The fact that the European Union wants to enact and enforce its own laws on its own territory shouldn't really strike one as controversial.
But nevertheless, Russia's prime minister is apparently taking issue with such a proposition.
In remarks last week, Dmitry Medvedev claimed that attempts by Brussels to regulate the Nord Stream 2 gas pipeline are aimed at complicating its implementation and forcing Moscow to abandon it.
Medvedev's comments came in response to legislation proposed by the European Commission that would require all major gas pipelines entering EU territory to comply with the bloc's rules on transparency, accessibility, and efficiency.
This includes things like requiring nondiscriminatory tariffs and transparent reporting.

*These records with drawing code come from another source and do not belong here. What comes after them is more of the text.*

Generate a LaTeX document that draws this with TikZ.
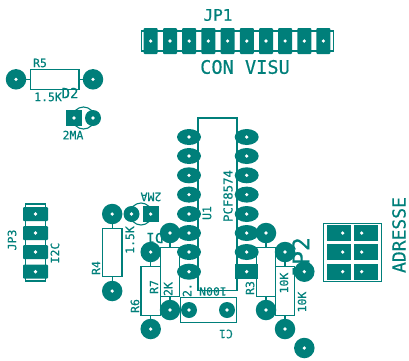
\documentclass[tikz,border=0pt]{standalone}
\usepackage{fontspec}
\setmainfont[FakeBold=0.4]{DejaVu Sans Mono}
\definecolor{pcb}{HTML}{007F7A}
\tikzset{
  base/.style={draw=pcb,line width=1.1pt,inner sep=0pt,outer sep=0pt},
  pcbtext/.style={text=pcb,inner sep=0pt,font=\fontsize{11.5}{12}\selectfont},
  bigtext/.style={text=pcb,inner sep=0pt,font=\fontsize{16}{17}\selectfont},
  vtext/.style={pcbtext,rotate=90},
  flip/.style={pcbtext,rotate=180},
  outline/.style={base,rectangle},
  holed/.style={fill=pcb,inner sep=0pt,outer sep=0pt,path picture={\fill[white] (path picture bounding box.center) circle (1.8);}},
  bigpad/.style={holed,circle,minimum size=20.5pt},
  smallpad/.style={holed,circle,minimum size=16pt},
  sqpad/.style={holed,rectangle,minimum width=16pt,minimum height=16pt},
  tallpad/.style={holed,rectangle,rounded corners=1pt,minimum width=14pt,minimum height=26pt},
  widepad/.style={holed,rectangle,rounded corners=1pt,minimum width=25pt,minimum height=14pt},
  ovalpad/.style={holed,ellipse,minimum width=24pt,minimum height=16pt},
  icpad/.style={holed,rectangle,minimum width=23pt,minimum height=15pt},
  block/.style={fill=pcb,rectangle,inner sep=0pt,minimum width=24pt,minimum height=16pt},
  hole/.style={circle,fill=white,inner sep=0pt,minimum size=3.6pt},
  lead/.style={draw=pcb,line width=1.1pt}
}
\usetikzlibrary{shapes.geometric}
\begin{document}
\begin{tikzpicture}[x=1pt,y=-1pt]
\useasboundingbox (0,0) rectangle (409,360);
% texts under the pads
\node[bigtext] (tjp1) at (218,15) {JP1};
\node[bigtext,font=\fontsize{18.6}{19}\selectfont] (tcon) at (245,67) {CON VISU};
\node[pcbtext] (tr5) at (40,63) {R5};
\node[pcbtext] (tr5v) at (48,97) {1.5K};
\node[pcbtext,font=\fontsize{14}{15}\selectfont] (td2) at (70,93) {D2};
\node[pcbtext] (td2v) at (73,135) {2MA};
\node[flip] (td1v) at (151,197) {2MA};
\node[flip,font=\fontsize{14}{15}\selectfont] (td1) at (155,238) {D1};
\node[vtext] (tjp3) at (12,240) {JP3};
\node[vtext] (ti2c) at (55,253) {I2C};
\node[vtext] (tr4) at (96,268) {R4};
\node[vtext] (tr4v) at (130,240) {1.5K};
\node[vtext] (tr6) at (135,306) {R6};
\node[vtext] (tr7) at (154,287) {R7};
\node[vtext] (t2k) at (168,289) {2K};
\node[vtext] (tu1) at (207,213) {U1};
\node[vtext,font=\fontsize{12.3}{13}\selectfont] (tpcf) at (228,196) {PCF8574};
\node[flip] (t100n) at (213,291.5) {100N};
\node[vtext] (t2) at (187,290) {2.};
\node[flip] (tc1) at (226,334) {C1};
\node[vtext] (tr3) at (250,288) {R3};
\node[vtext] (t10ka) at (284,283) {10K};
\node[vtext] (t10kb) at (302,302) {10K};
\node[bigtext,rotate=90,font=\fontsize{23}{24}\selectfont] (tjp2) at (301,258) {JP2};
\node[bigtext,rotate=90,font=\fontsize{18}{19}\selectfont] (tadr) at (399,235) {ADRESSE};
% outlines
\node[outline,minimum width=192.5pt,minimum height=20pt] (jp1box) at (237.3,41) {};
\node[outline,minimum width=48.5pt,minimum height=19.5pt] (r5body) at (54.7,79.3) {};
\node[outline,minimum width=19.5pt,minimum height=48.5pt] (r4body) at (112.2,252.3) {};
\node[outline,minimum width=19.5pt,minimum height=48.5pt] (r6body) at (150.7,291) {};
\node[outline,minimum width=19.5pt,minimum height=48.5pt] (r7body) at (170,272) {};
\node[outline,minimum width=19.5pt,minimum height=48.5pt] (r3body) at (266,272) {};
\node[outline,minimum width=19.5pt,minimum height=48.5pt] (r8body) at (285,291) {};
\node[outline,minimum width=39pt,minimum height=172.7pt] (icbody) at (217.5,204.3) {};
\node[outline,minimum width=55.5pt,minimum height=25pt] (c1body) at (208.3,309.8) {};
\node[outline,minimum width=20pt,minimum height=77pt] (jp3box) at (35.5,242.5) {};
\node[outline,minimum width=58pt,minimum height=57.7pt] (adrbox) at (352.3,252.2) {};
\node[base,circle,minimum size=22pt] (d2ring) at (83.5,118) {};
\node[base,circle,minimum size=22pt] (d1ring) at (141,214) {};
% JP1
\foreach \i/\x in {1/150.7,2/170,3/189.2,4/208.3,5/227.6,6/246.8,7/266,8/285.1,9/304.3,10/323.4}
  \node[tallpad] (jp1p\i) at (\x,41) {};
% JP3
\foreach \i/\y in {1/214,2/233,3/252,4/271.7}
  \node[widepad] (jp3p\i) at (35.5,\y) {};
% IC
\foreach \i/\y in {1/137,2/156,3/175.3,4/194.6,5/214,6/233,7/252,8/271.7} {
  \node[ovalpad] (icl\i) at (189,\y) {};
}
\foreach \i/\y in {1/137,2/156,3/175.3,4/194.6,5/214,6/233,7/252} {
  \node[ovalpad] (icr\i) at (246.7,\y) {};
}
\node[icpad] (icr8) at (246.7,271.7) {};
% diodes
\node[sqpad] (d2k) at (74,118) {};
\node[smallpad] (d2a) at (93,118) {};
\node[sqpad] (d1k) at (150.7,214) {};
\node[smallpad] (d1a) at (131.5,214) {};
% C1
\node[smallpad] (c1a) at (189,310) {};
\node[smallpad] (c1b) at (227,310) {};
% resistors
\node[bigpad] (r5a) at (16,79.3) {};
\node[bigpad] (r5b) at (93,79.3) {};
\node[bigpad] (r4a) at (112.2,214) {};
\node[bigpad] (r4b) at (112.2,291) {};
\node[bigpad] (r6a) at (150.7,252) {};
\node[bigpad] (r6b) at (150.7,329) {};
\node[bigpad] (r7a) at (170,233) {};
\node[bigpad] (r7b) at (170,310) {};
\node[bigpad] (r3a) at (266,233) {};
\node[bigpad] (r3b) at (266,310) {};
\node[bigpad] (r8a) at (285,252) {};
\node[bigpad] (r8b) at (285,329) {};
\node[bigpad] (jp2a) at (304.3,271.7) {};
\node[bigpad] (jp2b) at (304.3,348) {};
% leads
\foreach \a/\b in {r5a/r5body,r5b/r5body,r4a/r4body,r4b/r4body,r6a/r6body,r6b/r6body,r7a/r7body,r7b/r7body,r3a/r3body,r3b/r3body,r8a/r8body,r8b/r8body}
  \draw[lead] (\a) -- (\b);
% address block
\foreach \i/\y in {1/233,2/252,3/271.7} {
  \node[block] (adl\i) at (338.7,\y) {};
  \node[block] (adr\i) at (365.7,\y) {};
  \node[hole] (adlh\i) at (342.7,\y) {};
  \node[hole] (adrh\i) at (361.7,\y) {};
}
\end{tikzpicture}
\end{document}
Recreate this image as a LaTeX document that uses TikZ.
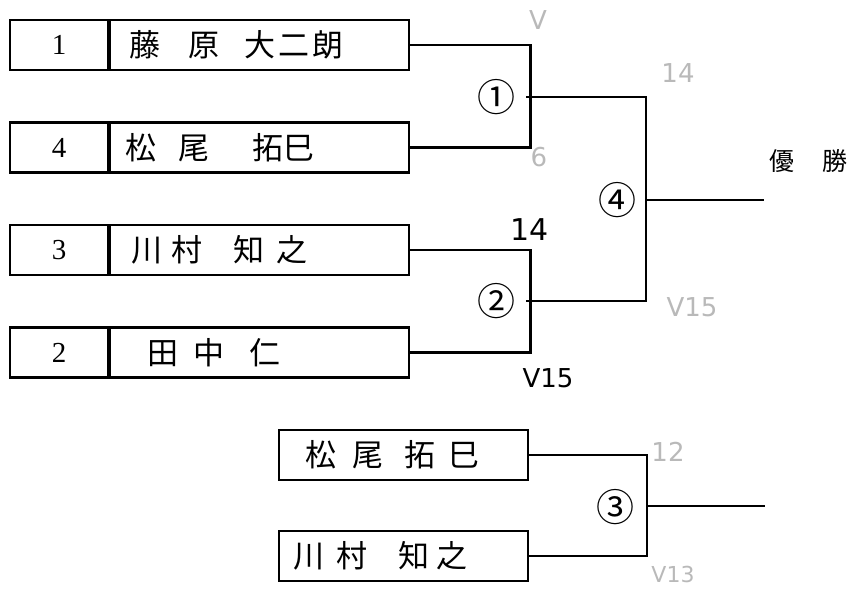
\documentclass[tikz,border=0pt]{standalone}
\usepackage{fontspec}
\setmainfont{Liberation Serif}
\newfontfamily\jp{Noto Sans CJK JP}
\newfontfamily\hand{DejaVu Sans}
\begin{document}
\begin{tikzpicture}[x=1pt,y=-1pt,
  cell/.style={draw,line width=2.2pt,minimum height=50pt,inner sep=0pt,anchor=west},
  numcell/.style={cell,minimum width=98pt,font=\fontsize{29}{29}\selectfont},
  namecell/.style={cell,minimum width=299pt,font=\jp\fontsize{31}{31}\selectfont,text width=285pt,align=left},
  wide/.style={cell,minimum width=249pt,font=\jp\fontsize{31}{31}\selectfont,text width=236pt,align=left},
  wire/.style={line width=2.2pt},
  circ/.style={font=\jp\fontsize{38}{38}\selectfont,inner sep=0pt},
  score/.style={font=\hand\fontsize{26}{26}\selectfont,text=gray!55,inner sep=0pt},
  bscore/.style={font=\hand\fontsize{30}{30}\selectfont,inner sep=0pt}]
\useasboundingbox (0,0) rectangle (849,590);
% first round boxes
\node[numcell] (n1) at (9,45) {1};
\node[namecell] (p1) at (n1.east) {\hspace*{12pt}藤\hspace{0.9em}原\hspace{0.8em}大\hspace{0.1em}二\hspace{0.1em}朗};
\node[numcell] (n4) at (9,147.5) {4};
\node[namecell] (p4) at (n4.east) {\hspace*{8pt}松\hspace{0.7em}尾\hspace{1.4em}拓巳};
\node[numcell] (n3) at (9,250) {3};
\node[namecell] (p3) at (n3.east) {\hspace*{14pt}川\hspace{0.3em}村\hspace{1em}知\hspace{0.4em}之};
\node[numcell] (n2) at (9,352.5) {2};
\node[namecell] (p2) at (n2.east) {\hspace*{30pt}田\hspace{0.5em}中\hspace{0.8em}仁};
% consolation boxes
\node[wide] (q1) at (278,455) {\hspace*{20pt}松\hspace{0.5em}尾\hspace{0.7em}拓\hspace{0.4em}巳};
\node[wide] (q2) at (278,556) {\hspace*{8pt}川\hspace{0.4em}村\hspace{1em}知\hspace{0.2em}之};
% brackets
\draw[wire] (p1.east) -- ++(120,0) coordinate (a1) |- (p4.east);
\coordinate (c1) at (526,97);
\draw[wire] (p3.east) -- ++(120,0) coordinate (a2) |- (p2.east);
\coordinate (c2) at (526,301);
\draw[wire] (c1) -- (646,97) coordinate (a4) |- (c2);
\coordinate (c4) at (646,200);
\coordinate (win) at (764,200);
\draw[wire] (c4) -- (win);
\draw[wire] (q1.east) -- (647,455) coordinate (a3) |- (q2.east);
\coordinate (c3) at (647,506);
\coordinate (win3) at (765,506);
\draw[wire] (c3) -- (win3);
% circled match numbers
\node[circ] (m1) at (496,97) {①};
\node[circ] (m2) at (496,301) {②};
\node[circ] (m4) at (617,200) {④};
\node[circ] (m3) at (615,507) {③};
% champion
\node[font=\jp\fontsize{25}{25}\selectfont] (yu) at (782,161) {優};
\node[font=\jp\fontsize{25}{25}\selectfont] (sho) at (835,161) {勝};
% scores
\node[score] (s1) at (538,20) {V};
\node[score] (s2) at (539,157) {6};
\node[score] (s3) at (678,73) {14};
\node[score] (s4) at (692,307) {V15};
\node[bscore] (s5) at (530,230) {14};
\node[bscore,font=\hand\fontsize{26}{26}\selectfont] (s6) at (548,378) {V15};
\node[score] (s7) at (668,452) {12};
\node[score,font=\hand\fontsize{22}{22}\selectfont] (s8) at (673,574) {V13};
\end{tikzpicture}
\end{document}
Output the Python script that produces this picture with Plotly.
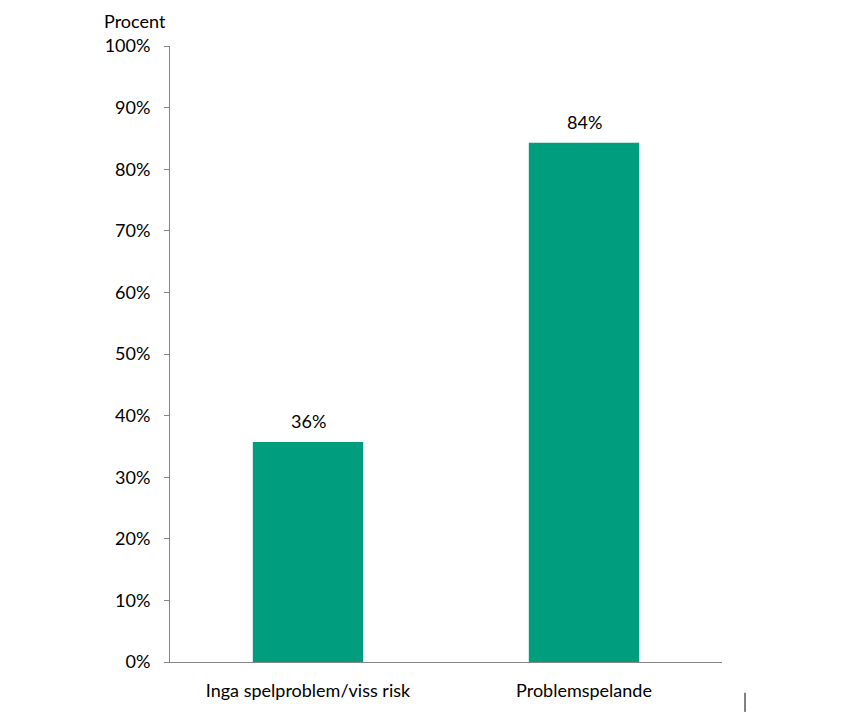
import plotly.graph_objects as go

categories = ["Inga spelproblem/viss risk", "Problemspelande"]
values = [35.7, 84.3]
value_labels = ["36%", "84%"]
y_ticks = list(range(0, 101, 10))
y_tick_labels = [f"{t}%" for t in y_ticks]

BAR_COLOR = "#009E7E"
AXIS_COLOR = "#868686"
FONT = dict(family="Lato, 'Noto Sans', sans-serif", size=18, color="#000000")

fig = go.Figure()
fig.add_trace(
    go.Bar(
        x=categories,
        y=values,
        marker=dict(color=BAR_COLOR, line=dict(width=0)),
        width=0.4,
        hoverinfo="skip",
    )
)

# data labels above bars
for cat, val, lab in zip(categories, values, value_labels):
    fig.add_annotation(
        x=cat, y=val, text=lab, showarrow=False,
        yanchor="middle", yshift=21, font=FONT,
    )

fig.add_annotation(
    xref="paper", yref="paper", x=-0.063, y=1.041,
    xanchor="center", yanchor="middle",
    text="Procent", showarrow=False, font=FONT,
)

# small stray vertical mark bottom right
fig.add_shape(
    type="line", xref="paper", yref="paper",
    x0=1.0417, x1=1.0417, y0=-0.050, y1=-0.081,
    line=dict(color="#000000", width=1),
)

fig.update_xaxes(
    showline=True, linecolor=AXIS_COLOR, linewidth=1,
    ticks="", showgrid=False, tickfont=FONT, ticklabelstandoff=12,
)
fig.update_yaxes(
    range=[0, 100], tickvals=y_ticks, ticktext=y_tick_labels,
    showline=True, linecolor=AXIS_COLOR, linewidth=1,
    ticks="outside", ticklen=5, tickcolor=AXIS_COLOR,
    showgrid=False, zeroline=False, tickfont=FONT, ticklabelstandoff=10,
)
fig.update_layout(
    width=841, height=715,
    margin=dict(l=162, r=127, t=38, b=61),
    plot_bgcolor="white", paper_bgcolor="white",
    showlegend=False, font=FONT,
)

fig.write_html("out.html")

It also includes antimonopoly measures such as requiring pipelines to offer at least 10 percent of the capacity to third parties, and so-called ownership unbundling, which prohibits pipelines from being directly owned by gas suppliers.
Speaking about the regulations, European Commission Vice President Maros Sefcovic said they were necessary to provide "much-needed clarity and legal certainty" and that Nord Stream 2 "should not be built in a legal void."
Which sounds kind of, you know, reasonable.
But the fact that the Russian prime minister is actually making an issue of the fact that the EU wants pipelines on EU territory to comply with EU rules speaks volumes about what Russian energy companies have been able to get away with in the past.
And at a deeper level, the fact that Moscow objects to being subject to the same rules as everybody else in the European energy market also says a quite a bit about the gap that exists between Russia and the West on the primacy of the rule of law.